View Full Version : The purton hulks:

Keith at Tregenna
15th May 2012, 07:25 PM
Going through old mail discovered this from 11/5/08, reminds me to double check all my old mail, I may have missed much.


They’re known as `Purton Hulks` though some of them are gone,

On the river Severn, remains are stretched along,

A strip of grassy land between two waterways,

The graveyard of old vessels, beached in former days.

One hundred years ago on a dark and stormy night,

Canal and river banks were breached by the nature’s might,

A call went out to plug the gaps so boats were duly beached,

Fighting back erosion till victory was reached.

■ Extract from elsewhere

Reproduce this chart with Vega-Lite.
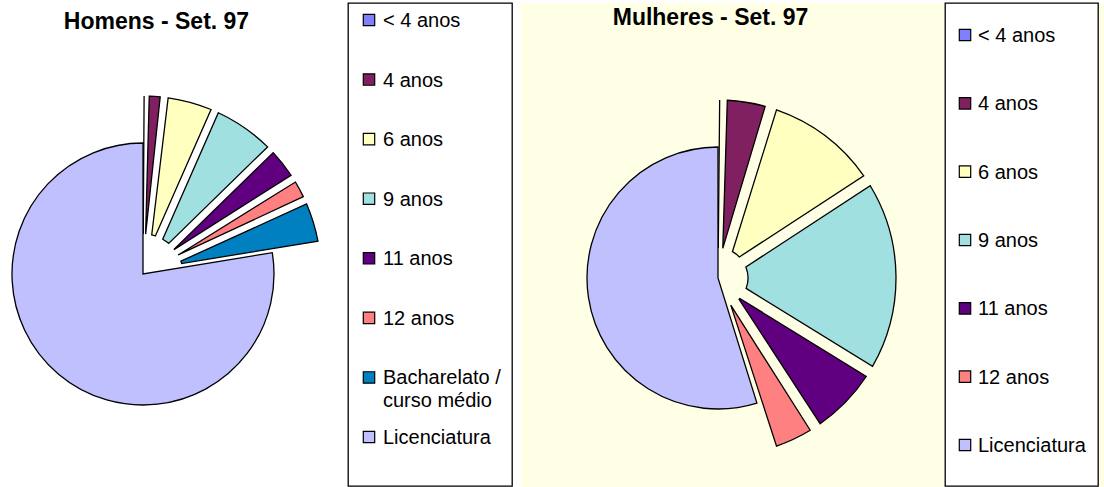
{
  "$schema": "https://vega.github.io/schema/vega-lite/v6.json",
  "background": "white",
  "padding": {"top": 2, "left": 0, "right": 0, "bottom": 0},
  "config": {
    "view": {"stroke": null},
    "concat": {"spacing": 0},
    "font": "Liberation Sans",
    "title": {"font": "Liberation Sans", "fontSize": 23, "fontWeight": "bold", "color": "#000000"}
  },
  "datasets": {
    "homens": [
      {"cat": "< 4 anos", "ordem": 1, "pct": 0.2},
      {"cat": "4 anos", "ordem": 2, "pct": 1.7},
      {"cat": "6 anos", "ordem": 3, "pct": 4.7},
      {"cat": "9 anos", "ordem": 4, "pct": 6.1},
      {"cat": "11 anos", "ordem": 5, "pct": 3.3},
      {"cat": "12 anos", "ordem": 6, "pct": 2.2},
      {"cat": "Bacharelato /\ncurso médio", "ordem": 7, "pct": 4.2},
      {"cat": "Licenciatura", "ordem": 8, "pct": 77.6}
    ],
    "mulheres": [
      {"cat": "< 4 anos", "ordem": 1, "pct": 0.3},
      {"cat": "4 anos", "ordem": 2, "pct": 4.5},
      {"cat": "6 anos", "ordem": 3, "pct": 11.0},
      {"cat": "9 anos", "ordem": 4, "pct": 18.0},
      {"cat": "11 anos", "ordem": 5, "pct": 7.0},
      {"cat": "12 anos", "ordem": 6, "pct": 4.4},
      {"cat": "Licenciatura", "ordem": 8, "pct": 54.8}
    ]
  },
  "spacing": 0,
  "hconcat": [
    {
      "width": 347, "height": 485,
      "title": {"text": "Homens - Set. 97", "offset": -31, "dx": -17},
      "data": {"name": "homens"},
      "transform": [{"stack": "pct", "groupby": [], "sort": [{"field": "ordem", "order": "ascending"}], "as": ["t0", "t1"]}],
      "encoding": {
        "x": {"datum": 143, "type": "quantitative", "axis": null, "scale": {"domain": [0, 347], "nice": false, "zero": false}},
        "y": {"datum": 271, "type": "quantitative", "axis": null, "scale": {"domain": [485, 0], "nice": false, "zero": false}},
        "theta": {"field": "t0", "type": "quantitative", "scale": {"domain": [0, 100]}},
        "theta2": {"field": "t1"},
        "color": {"field": "cat", "type": "nominal", "legend": null,
          "scale": {"domain": ["< 4 anos","4 anos","6 anos","9 anos","11 anos","12 anos","Bacharelato /\ncurso médio","Licenciatura"],
                    "range": ["#8080FF","#802060","#FFFFC0","#A0E0E0","#600080","#FF8080","#0080C0","#C0C0FF"]}}
      },
      "layer": [
        {"transform": [{"filter": "datum.cat !== 'Licenciatura'"}],
         "mark": {"type": "arc", "radius": 178, "radius2": 40, "padAngle": 0.044, "stroke": "#000000", "strokeWidth": 1.3}},
        {"transform": [{"filter": "datum.cat === 'Licenciatura'"}],
         "mark": {"type": "arc", "radius": 131, "stroke": "#000000", "strokeWidth": 1.3}}
      ]
    },
    {
      "width": 164, "height": 483,
      "view": {"stroke": "#000000", "strokeWidth": 1.3, "fill": "white"},
      "data": {"name": "homens"},
      "encoding": {
        "y": {"field": "cat", "type": "nominal", "axis": null,
              "sort": ["< 4 anos","4 anos","6 anos","9 anos","11 anos","12 anos","Bacharelato /\ncurso médio","Licenciatura"],
              "scale": {"type": "point", "range": [17, 434], "padding": 0}},
        "x": {"datum": 21, "type": "quantitative", "axis": null, "scale": {"domain": [0, 164], "nice": false, "zero": false}}
      },
      "layer": [
        {"mark": {"type": "point", "shape": "square", "filled": true, "size": 130, "stroke": "#000000", "strokeWidth": 1.2, "opacity": 1},
         "encoding": {"color": {"field": "cat", "type": "nominal", "legend": null,
              "scale": {"domain": ["< 4 anos","4 anos","6 anos","9 anos","11 anos","12 anos","Bacharelato /\ncurso médio","Licenciatura"],
                        "range": ["#8080FF","#802060","#FFFFC0","#A0E0E0","#600080","#FF8080","#0080C0","#C0C0FF"]}}}},
        {"mark": {"type": "text", "align": "left", "baseline": "alphabetic", "dx": 14, "dy": 7, "fontSize": 20, "font": "Liberation Sans", "color": "#000000", "lineBreak": "\n", "lineHeight": 23},
         "encoding": {"text": {"field": "cat"}}}
      ]
    },
    {"width": 8, "height": 485, "data": {"values": []}, "mark": "point"},
    {
      "width": 423, "height": 485,
      "view": {"fill": "#FFFFE5", "stroke": null},
      "title": {"text": "Mulheres - Set. 97", "offset": -27, "dx": -22},
      "data": {"name": "mulheres"},
      "transform": [{"stack": "pct", "groupby": [], "sort": [{"field": "ordem", "order": "ascending"}], "as": ["t0", "t1"]}],
      "encoding": {
        "x": {"datum": 197, "type": "quantitative", "axis": null, "scale": {"domain": [0, 423], "nice": false, "zero": false}},
        "y": {"datum": 275, "type": "quantitative", "axis": null, "scale": {"domain": [485, 0], "nice": false, "zero": false}},
        "theta": {"field": "t0", "type": "quantitative", "scale": {"domain": [0, 100]}},
        "theta2": {"field": "t1"},
        "color": {"field": "cat", "type": "nominal", "legend": null,
          "scale": {"domain": ["< 4 anos","4 anos","6 anos","9 anos","11 anos","12 anos","Bacharelato /\ncurso médio","Licenciatura"],
                    "range": ["#8080FF","#802060","#FFFFC0","#A0E0E0","#600080","#FF8080","#0080C0","#C0C0FF"]}}
      },
      "layer": [
        {"transform": [{"filter": "datum.cat !== 'Licenciatura'"}],
         "mark": {"type": "arc", "radius": 178, "radius2": 30, "padAngle": 0.066, "stroke": "#000000", "strokeWidth": 1.3}},
        {"transform": [{"filter": "datum.cat === 'Licenciatura'"}],
         "mark": {"type": "arc", "radius": 131, "stroke": "#000000", "strokeWidth": 1.3}}
      ]
    },
    {
      "width": 153, "height": 483,
      "view": {"stroke": "#000000", "strokeWidth": 1.3, "fill": "white"},
      "data": {"name": "mulheres"},
      "encoding": {
        "y": {"field": "cat", "type": "nominal", "axis": null,
              "sort": ["< 4 anos","4 anos","6 anos","9 anos","11 anos","12 anos","Licenciatura"],
              "scale": {"type": "point", "range": [32, 442], "padding": 0}},
        "x": {"datum": 20, "type": "quantitative", "axis": null, "scale": {"domain": [0, 153], "nice": false, "zero": false}}
      },
      "layer": [
        {"mark": {"type": "point", "shape": "square", "filled": true, "size": 130, "stroke": "#000000", "strokeWidth": 1.2, "opacity": 1},
         "encoding": {"color": {"field": "cat", "type": "nominal", "legend": null,
              "scale": {"domain": ["< 4 anos","4 anos","6 anos","9 anos","11 anos","12 anos","Bacharelato /\ncurso médio","Licenciatura"],
                        "range": ["#8080FF","#802060","#FFFFC0","#A0E0E0","#600080","#FF8080","#0080C0","#C0C0FF"]}}}},
        {"mark": {"type": "text", "align": "left", "baseline": "alphabetic", "dx": 13, "dy": 7, "fontSize": 20, "font": "Liberation Sans", "color": "#000000", "lineBreak": "\n", "lineHeight": 23},
         "encoding": {"text": {"field": "cat"}}}
      ]
    },
    {"width": 7, "height": 485, "data": {"values": []}, "mark": "point", "view": {"fill": "#FFFFE5", "stroke": null}}
  ]
}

Then it was a shingle shore but with passing of the years,

Eighty more old craft were used allaying local fears,

Holes were bored in several hulls so they filled up with spoil,

Gradually the bank enlarged by richness of the soil.

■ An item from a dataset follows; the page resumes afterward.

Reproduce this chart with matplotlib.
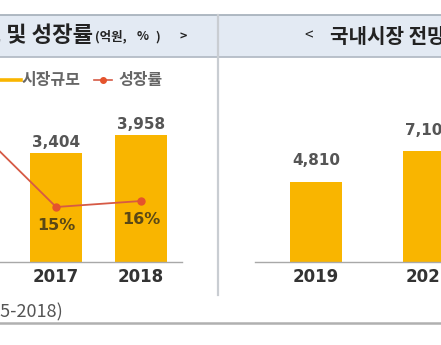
import matplotlib
matplotlib.use("Agg")
import matplotlib.pyplot as plt
from matplotlib.lines import Line2D
from matplotlib.patches import Rectangle

# ---------------- data ----------------
hist_years = ['2016', '2017', '2018']
hist_market = [2960, 3404, 3958]        # 억원 (2016 lies outside the visible crop)
hist_growth = [29, 15, 16]              # %

fc_years = ['2019', '2022']
fc_market = [4810, 7100]                # 억원

left_title_big = '< 국내 시장규모 및 성장률'
left_title_small = ['(억원,', '%', ')', '>']
right_title = '국내시장 전망 (억원) >'
legend_labels = ['시장규모', '성장률']
footnote = '(2015-2018)'

# ---------------- style ----------------
W, H = 441, 345
BAR = '#F9B500'
LINE = '#d65a45'
MARK = '#e5532c'
KR = ['Noto Sans CJK KR', 'DejaVu Sans']
NUM = ['DejaVu Sans']

fig = plt.figure(figsize=(W / 100, H / 100), dpi=100)
fig.patch.set_facecolor('white')


def fx(px):
    return px / W


def fy(py):
    return 1 - py / H


def px2pt(p):
    return p * 0.72


# header band and frame lines
fig.patches.append(Rectangle((0, fy(57)), 1, fy(15) - fy(57), transform=fig.transFigure,
                             facecolor='#e3eaf3', edgecolor='none', zorder=0))
for yy, c, lw in [(15, '#a9b3bd', 1.3), (57, '#b4bcc6', 1.3), (323, '#b0b0b0', 1.8)]:
    fig.lines.append(Line2D([0, 1], [fy(yy), fy(yy)], transform=fig.transFigure,
                            color=c, lw=lw, zorder=1))
fig.lines.append(Line2D([fx(218), fx(218)], [fy(15), fy(295)], transform=fig.transFigure,
                        color='#c9cdd2', lw=1.6, zorder=1))

# header texts
fig.text(fx(93), fy(36), left_title_big, ha='right', va='center', fontsize=16,
         fontweight='bold', family=KR, color='#222222')
for s, xp in zip(left_title_small, [95, 137, 155, 179]):
    fig.text(fx(xp), fy(37), s, ha='left', va='center', fontsize=9,
             fontweight='bold', family=KR, color='#222222')
fig.text(fx(304), fy(36), '<', ha='left', va='center', fontsize=11,
         family=KR, color='#222222')
fig.text(fx(330), fy(36), right_title, ha='left', va='center', fontsize=14.5,
         fontweight='bold', family=KR, color='#222222')

# legend
fig.lines.append(Line2D([fx(-5), fx(21)], [fy(80), fy(80)], transform=fig.transFigure,
                        color=BAR, lw=2.6))
fig.text(fx(22), fy(80), legend_labels[0], ha='left', va='center', fontsize=11.5,
         family=KR, fontweight='bold', color='#666666')
fig.lines.append(Line2D([fx(94), fx(112)], [fy(80), fy(80)], transform=fig.transFigure,
                        color=LINE, lw=1.2))
fig.lines.append(Line2D([fx(103)], [fy(80)], transform=fig.transFigure,
                        marker='o', ms=4, color=MARK, lw=0))
fig.text(fx(118), fy(80), legend_labels[1], ha='left', va='center', fontsize=11.5,
         family=KR, fontweight='bold', color='#666666')

# footnote
fig.text(fx(63), fy(312), footnote, ha='right', va='center', fontsize=13,
         family=KR, color='#555555')


def style(ax):
    ax.set_facecolor('none')
    for s in ['top', 'left', 'right']:
        ax.spines[s].set_visible(False)
    ax.spines['bottom'].set_color('#a8a8a8')
    ax.spines['bottom'].set_linewidth(1.0)
    ax.set_xticks([])
    ax.set_yticks([])


# ---------------- left panel ----------------
base_px = 262
axL = fig.add_axes([fx(-80), fy(base_px), 262 / W, 202 / H])
style(axL)
xL = list(range(len(hist_years)))
axL.bar(xL, hist_market, width=0.61, color=BAR, zorder=2)
axL.set_xlim(-0.6, 2.48)
axL.set_ylim(0, 6295)
for i, (yr, v) in enumerate(zip(hist_years, hist_market)):
    axL.annotate(f'{v:,}', xy=(i, v), xytext=(0, px2pt(10)), textcoords='offset points',
                 ha='center', va='center', fontsize=11, fontweight='bold',
                 family=NUM, color='#555555')
    axL.annotate(yr, xy=(i, 0), xycoords=('data', 'axes fraction'),
                 xytext=(0, -px2pt(15)), textcoords='offset points',
                 ha='center', va='center', fontsize=12, fontweight='bold',
                 family=NUM, color='#333333', annotation_clip=False)

ax2 = axL.twinx()
style(ax2)
ax2.spines['bottom'].set_visible(False)
ax2.set_ylim(15 - 55 / 6, 15 - 55 / 6 + 202 / 6)
ax2.plot(xL, hist_growth, color=LINE, lw=1.3, marker='o', ms=5,
         markerfacecolor=MARK, markeredgecolor=MARK, zorder=3)
for i, g in enumerate(hist_growth):
    ax2.annotate(f'{g}%', xy=(i, g), xytext=(0, -px2pt(18)), textcoords='offset points',
                 ha='center', va='center', fontsize=11.5, fontweight='bold',
                 family=NUM, color='#5a4816')

# ---------------- right panel ----------------
floor = -1200
axR = fig.add_axes([fx(255), fy(base_px), 235 / W, 202 / H])
style(axR)
xR = list(range(len(fc_years)))
axR.bar(xR, [v - floor for v in fc_market], bottom=floor, width=0.46, color=BAR, zorder=2)
axR.set_xlim(-0.54, 1.54)
axR.set_ylim(floor, floor + 202 / 0.013319)
for i, (yr, v) in enumerate(zip(fc_years, fc_market)):
    axR.annotate(f'{v:,}', xy=(i, v), xytext=(0, px2pt(21)), textcoords='offset points',
                 ha='center', va='center', fontsize=11, fontweight='bold',
                 family=NUM, color='#555555', annotation_clip=False)
    axR.annotate(yr, xy=(i, 0), xycoords=('data', 'axes fraction'),
                 xytext=(0, -px2pt(15)), textcoords='offset points',
                 ha='center', va='center', fontsize=12, fontweight='bold',
                 family=NUM, color='#333333', annotation_clip=False)

fig.savefig('out.png', dpi=100, facecolor='white')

Fifteen cables long this bank, with many ships held fast,

An eerie grave of dinosaurs from our shipping past,

They fell pray to scavengers that hauled the bones of wood,

Stealing phosphor bronze and decks where seamen stood.

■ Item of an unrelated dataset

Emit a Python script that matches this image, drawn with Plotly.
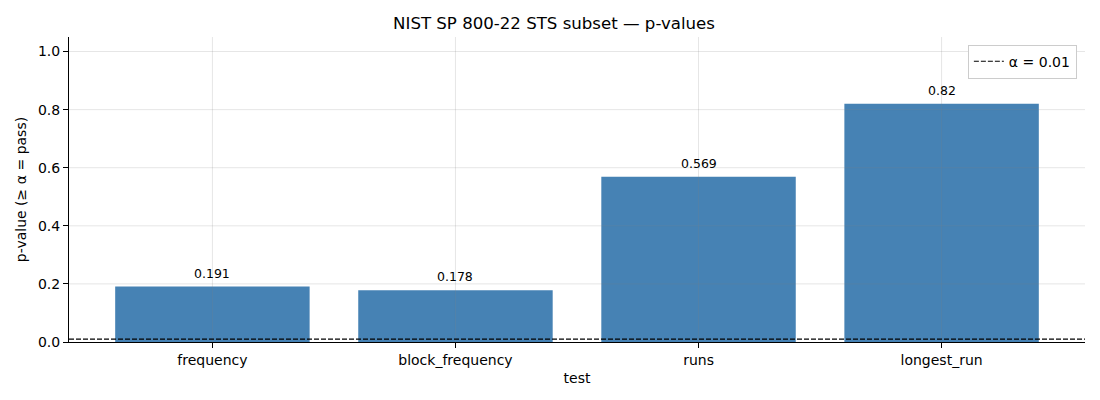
import plotly.graph_objects as go

tests = ["frequency", "block_frequency", "runs", "longest_run"]
p_values = [0.191, 0.178, 0.569, 0.82]
alpha = 0.01
y_ticks = [0, 0.2, 0.4, 0.6, 0.8, 1.0]

GRID = "rgba(128,128,128,0.2)"

fig = go.Figure()

fig.add_trace(go.Bar(
    x=tests,
    y=p_values,
    width=0.8,
    marker_color="#4682b4",
    marker_line_width=0,
    showlegend=False,
))

# value labels above each bar
for t, v in zip(tests, p_values):
    fig.add_annotation(
        x=t, y=v, text=f"{v:g}", showarrow=False,
        yanchor="bottom", yshift=4,
        font=dict(size=12.5, color="black"),
    )

# grid drawn over the bars (like matplotlib's default zorder here)
for t in tests:
    fig.add_shape(type="line", xref="x", yref="paper", x0=t, x1=t, y0=0, y1=1,
                  line=dict(color=GRID, width=1), layer="above")
for yv in y_ticks[1:]:
    fig.add_shape(type="line", xref="paper", yref="y", x0=0, x1=1, y0=yv, y1=yv,
                  line=dict(color=GRID, width=1), layer="above")

# legend entry for the threshold line
fig.add_trace(go.Scatter(
    x=[None], y=[None], mode="lines",
    line=dict(color="black", dash="5px,2px", width=1.2),
    name=f"α = {alpha}",
))

fig.add_shape(
    type="line", xref="paper", yref="y",
    x0=0, x1=1, y0=alpha, y1=alpha,
    line=dict(color="black", dash="5px,2px", width=1.2),
    layer="above",
)

fig.update_layout(
    width=1092, height=392,
    margin=dict(l=58, r=15, t=29, b=58),
    paper_bgcolor="white", plot_bgcolor="white",
    font=dict(family="DejaVu Sans", size=14, color="black"),
    title=dict(text="NIST SP 800-22 STS subset — p-values",
               x=0.5, xanchor="center", y=0.962, yanchor="middle",
               font=dict(size=16.6)),
    showlegend=True,
    legend=dict(x=0.992, y=0.975, xanchor="right", yanchor="top",
                bgcolor="white", bordercolor="#cccccc", borderwidth=1,
                font=dict(size=14)),
)

fig.update_xaxes(
    title=dict(text="test", font=dict(size=14), standoff=6),
    range=[-0.59, 3.59],
    showline=True, linecolor="black", linewidth=1,
    ticks="outside", ticklen=5, tickcolor="black",
    showgrid=False,
    zeroline=False,
)
fig.update_yaxes(
    title=dict(text="p-value (≥ α = pass)", font=dict(size=14), standoff=8),
    range=[0, 1.05],
    tickvals=y_ticks,
    tickformat=".1f",
    showline=True, linecolor="black", linewidth=1,
    ticks="outside", ticklen=5, tickcolor="black",
    showgrid=False,
    zeroline=False,
)

fig.write_html("out.html")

Bleached and brittle timbers are poking from the silt,

Lighters and some barges buried to the hilt,

Many more are visible but sinking every day,

Schooners and the others rotting where they lay.

There is the`Kathrine Ellen` once a gun boat runner,

Concrete rafts from early times before the D- Day summer,

A Kennet barge named `Harriett` her name still on her bows,

And the `Severn Collier` one of the latest trows.

They are among the vessels on top or just below,

The most valuable selection of craft we used to know,

A world wide rare collection is sinking in the ground,

And similar examples now hardly ever found.

Perhaps we can’t preserve them but protection is a must,

By developing a strategy through a kind of trust,

If it stops the vandals and keeps them out at last,

It will aid our social history of ships here unsurpassed.

J.Earl Oct.2008

After this narrow strip of land between the Gloucester & Sharpness Canal and the Severn estuary had threatened to give way, the canal company used old boats to strengthen the bank.

What were once abandoned hulks are now important pieces of waterway history.